*** SOURCE EXCERPT
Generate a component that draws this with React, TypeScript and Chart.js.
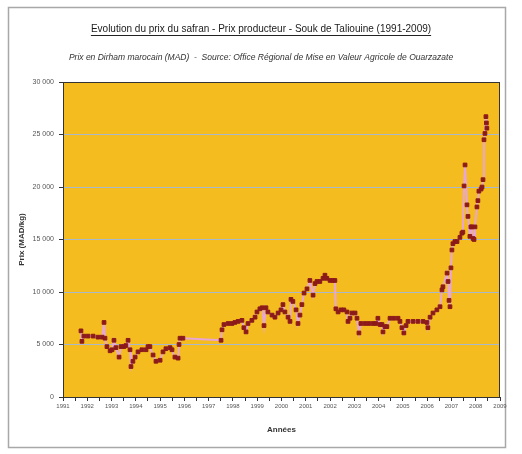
import { useEffect, useRef } from 'react';
import { Chart, registerables } from 'chart.js';

Chart.register(...registerables);

const TITLE = 'Evolution du prix du safran - Prix producteur - Souk de Taliouine (1991-2009)';
const SUBTITLE = 'Prix en Dirham marocain (MAD)  -  Source: Office Régional de Mise en Valeur Agricole de Ouarzazate';
const Y_TITLE = 'Prix (MAD/kg)';
const X_TITLE = 'Années';

const xTickLabels = ['1991', '1992', '1993', '1994', '1995', '1996', '1997', '1998', '1999', '2000',
  '2001', '2002', '2003', '2004', '2005', '2006', '2007', '2008', '2009'];
const yTickValues = [0, 5000, 10000, 15000, 20000, 25000, 30000];

const years = [
  1991.74, 1991.78, 1991.86, 1992.03, 1992.24, 1992.44, 1992.61, 1992.69, 1992.73, 1992.81,
  1992.94, 1993.02, 1993.10, 1993.18, 1993.31, 1993.39, 1993.51, 1993.59, 1993.68, 1993.76,
  1993.80, 1993.88, 1993.97, 1994.09, 1994.25, 1994.42, 1994.50, 1994.58, 1994.71, 1994.83,
  1995.00, 1995.12, 1995.24, 1995.41, 1995.49, 1995.61, 1995.74, 1995.78, 1995.82, 1995.94,
  1997.51, 1997.55, 1997.63, 1997.80, 1997.96, 1998.08, 1998.21, 1998.37, 1998.45, 1998.54,
  1998.62, 1998.78, 1998.91, 1998.99, 1999.11, 1999.20, 1999.28, 1999.36, 1999.44, 1999.61,
  1999.73, 1999.86, 1999.98, 2000.06, 2000.14, 2000.27, 2000.35, 2000.39, 2000.47, 2000.60,
  2000.68, 2000.76, 2000.84, 2000.93, 2001.05, 2001.17, 2001.30, 2001.38, 2001.46, 2001.58,
  2001.71, 2001.79, 2001.87, 2002.00, 2002.12, 2002.20, 2002.24, 2002.33, 2002.45, 2002.57,
  2002.70, 2002.74, 2002.82, 2002.90, 2003.03, 2003.11, 2003.19, 2003.27, 2003.44, 2003.60,
  2003.77, 2003.89, 2003.97, 2004.06, 2004.14, 2004.18, 2004.26, 2004.34, 2004.47, 2004.63,
  2004.80, 2004.88, 2004.96, 2005.04, 2005.13, 2005.21, 2005.42, 2005.62, 2005.83, 2005.99,
  2006.03, 2006.12, 2006.24, 2006.40, 2006.53, 2006.61, 2006.65, 2006.82, 2006.86, 2006.90,
  2006.94, 2006.98, 2007.02, 2007.06, 2007.14, 2007.23, 2007.35, 2007.43, 2007.47, 2007.52,
  2007.56, 2007.64, 2007.68, 2007.76, 2007.80, 2007.84, 2007.89, 2007.93, 2007.97, 2008.05,
  2008.09, 2008.13, 2008.22, 2008.26, 2008.30, 2008.34, 2008.38, 2008.42, 2008.44, 2008.46,
];

const prices = [
  6300, 5300, 5800, 5800, 5800, 5700, 5700, 7100, 5600, 4800,
  4400, 4500, 5400, 4700, 3800, 4800, 4800, 4900, 5400, 4500,
  2900, 3400, 3800, 4300, 4500, 4500, 4800, 4800, 4000, 3400,
  3500, 4300, 4600, 4700, 4500, 3800, 3700, 5000, 5600, 5600,
  5400, 6400, 6900, 7000, 7000, 7100, 7200, 7300, 6600, 6200,
  7000, 7300, 7600, 8100, 8400, 8500, 6800, 8500, 8100, 7800,
  7600, 8000, 8300, 8800, 8100, 7600, 7200, 9300, 9100, 8300,
  7000, 7800, 8800, 9900, 10300, 11100, 9700, 10800, 11000, 11000,
  11300, 11600, 11300, 11100, 11100, 11100, 8400, 8100, 8300, 8300,
  8100, 7200, 7500, 8000, 8000, 7500, 6100, 7000, 7000, 7000,
  7000, 7000, 7500, 6900, 6900, 6200, 6700, 6700, 7500, 7500,
  7500, 7200, 6600, 6100, 6800, 7200, 7200, 7200, 7200, 7100,
  6600, 7600, 8000, 8300, 8600, 10200, 10500, 11800, 11000, 9200,
  8600, 12300, 14000, 14600, 14800, 14800, 15200, 15600, 15700, 20100,
  22100, 18300, 17200, 15300, 16200, 16200, 15100, 15000, 16200, 18100,
  18700, 19600, 19800, 20000, 20700, 24500, 25100, 26700, 26100, 25600,
];

const FONT = "'Liberation Sans Narrow', 'Liberation Sans', Arial, sans-serif";
const YELLOW = '#F5BC1F';
const TITLE_SIZE = 10;

const fmt = (v: number) => String(v).replace(/\B(?=(\d{3})+(?!\d))/g, ' ');

const decor = {
  id: 'decor',
  beforeDraw(chart: any) {
    const { ctx, chartArea: a } = chart;
    ctx.save();
    ctx.fillStyle = '#ffffff';
    ctx.fillRect(0, 0, chart.width, chart.height);
    ctx.strokeStyle = '#a8a8a8';
    ctx.lineWidth = 1.5;
    ctx.strokeRect(8.5, 7.5, 497, 440);
    ctx.fillStyle = YELLOW;
    ctx.fillRect(a.left, a.top, a.right - a.left, a.bottom - a.top);
    ctx.restore();
  },
  afterDraw(chart: any) {
    const { ctx, chartArea: a } = chart;
    ctx.save();
    ctx.strokeStyle = '#333333';
    ctx.lineWidth = 1;
    ctx.strokeRect(a.left + 0.5, a.top + 0.5, a.right - a.left - 1, a.bottom - a.top);
    const tb = chart.titleBlock;
    if (tb) {
      ctx.font = `${TITLE_SIZE}px ${FONT}`;
      const w = ctx.measureText(TITLE).width;
      const cx = (tb.left + tb.right) / 2;
      const y = Math.round(tb.top + 23 + TITLE_SIZE * 0.6 + 5.5) + 0.5;
      ctx.strokeStyle = '#222222';
      ctx.beginPath();
      ctx.moveTo(cx - w / 2, y);
      ctx.lineTo(cx + w / 2, y);
      ctx.stroke();
    }
    ctx.restore();
  },
};

export default function App() {
  const ref = useRef<HTMLCanvasElement>(null);
  useEffect(() => {
    if (!ref.current) return;
    const points = years.map((x, i) => ({ x, y: prices[i] }));
    const chart = new Chart(ref.current, {
      type: 'line',
      data: {
        datasets: [
          {
            data: points,
            borderColor: '#E7A6D4',
            borderWidth: 2,
            tension: 0,
            pointStyle: 'rect',
            pointRadius: 2.6,
            pointBackgroundColor: '#8B1A1A',
            pointBorderColor: '#8B1A1A',
            pointBorderWidth: 1,
          },
        ],
      },
      options: {
        responsive: false,
        animation: false,
        layout: { padding: 0 },
        plugins: {
          legend: { display: false },
          tooltip: { enabled: false },
          title: {
            display: true,
            text: TITLE,
            color: '#1a1a1a',
            font: { family: FONT, size: TITLE_SIZE, weight: 'normal' },
            padding: { top: 23, bottom: 0 },
          },
          subtitle: {
            display: true,
            text: SUBTITLE,
            color: '#333333',
            font: { family: FONT, size: 8.5, style: 'italic' },
            padding: { top: 17.9, bottom: 18.9 },
          },
        },
        scales: {
          x: {
            type: 'linear',
            min: 1991,
            max: 2009,
            afterFit: (s: any) => { s.height = 57; },
            ticks: {
              stepSize: 0.5,
              autoSkip: false,
              maxRotation: 0,
              padding: 2,
              color: '#555555',
              font: { family: FONT, size: 6 },
              callback: (v: any) => {
                const n = Number(v);
                return Number.isInteger(n) ? (xTickLabels.find((l) => Number(l) === n) ?? '') : '';
              },
            },
            grid: { drawOnChartArea: false, drawTicks: true, tickLength: 4, tickColor: '#333333' },
            border: { color: '#333333' },
            title: {
              display: true,
              text: X_TITLE,
              color: '#333333',
              font: { family: FONT, size: 8, weight: 'bold' },
              padding: { top: 0, bottom: 19.2 },
            },
          },
          y: {
            type: 'linear',
            position: 'left',
            min: 0,
            max: 30000,
            afterFit: (s: any) => { s.width = 63; },
            afterBuildTicks: (s: any) => { s.ticks = yTickValues.map((value) => ({ value })); },
            ticks: {
              padding: 5,
              color: '#555555',
              font: { family: FONT, size: 7 },
              callback: (v: any) => fmt(Number(v)),
            },
            grid: {
              color: (c: any) => (c.tick && c.tick.value === 30000 ? '#222222' : '#A9B8CB'),
              lineWidth: 1,
              tickLength: 4,
              tickColor: '#333333',
            },
            border: { color: '#333333' },
            title: {
              display: true,
              text: Y_TITLE,
              color: '#333333',
              font: { family: FONT, size: 8, weight: 'bold' },
              padding: { top: 17, bottom: 0 },
            },
          },
          yRight: {
            type: 'linear',
            position: 'right',
            display: true,
            afterFit: (s: any) => { s.width = 22; },
            ticks: { display: false },
            grid: { display: false },
            border: { display: false },
          },
        },
      },
      plugins: [decor],
    } as any);
    return () => chart.destroy();
  }, []);
  return (
    <div style={{ position: 'absolute', left: 0, top: 0, width: 522, height: 454 }}>
      <canvas ref={ref} width={522} height={454} style={{ display: 'block' }} />
    </div>
  );
}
******
WHAT THIS TASK INVOLVES: Return only the lines running from the top of the data to the line that holds "20000, 25000, 30000];". Include both of those lines, but skip the pictures.

OUTPUT:
Generate a component that draws this with React, TypeScript and Chart.js.
import { useEffect, useRef } from 'react';
import { Chart, registerables } from 'chart.js';

Chart.register(...registerables);

const TITLE = 'Evolution du prix du safran - Prix producteur - Souk de Taliouine (1991-2009)';
const SUBTITLE = 'Prix en Dirham marocain (MAD)  -  Source: Office Régional de Mise en Valeur Agricole de Ouarzazate';
const Y_TITLE = 'Prix (MAD/kg)';
const X_TITLE = 'Années';

const xTickLabels = ['1991', '1992', '1993', '1994', '1995', '1996', '1997', '1998', '1999', '2000',
  '2001', '2002', '2003', '2004', '2005', '2006', '2007', '2008', '2009'];
const yTickValues = [0, 5000, 10000, 15000, 20000, 25000, 30000];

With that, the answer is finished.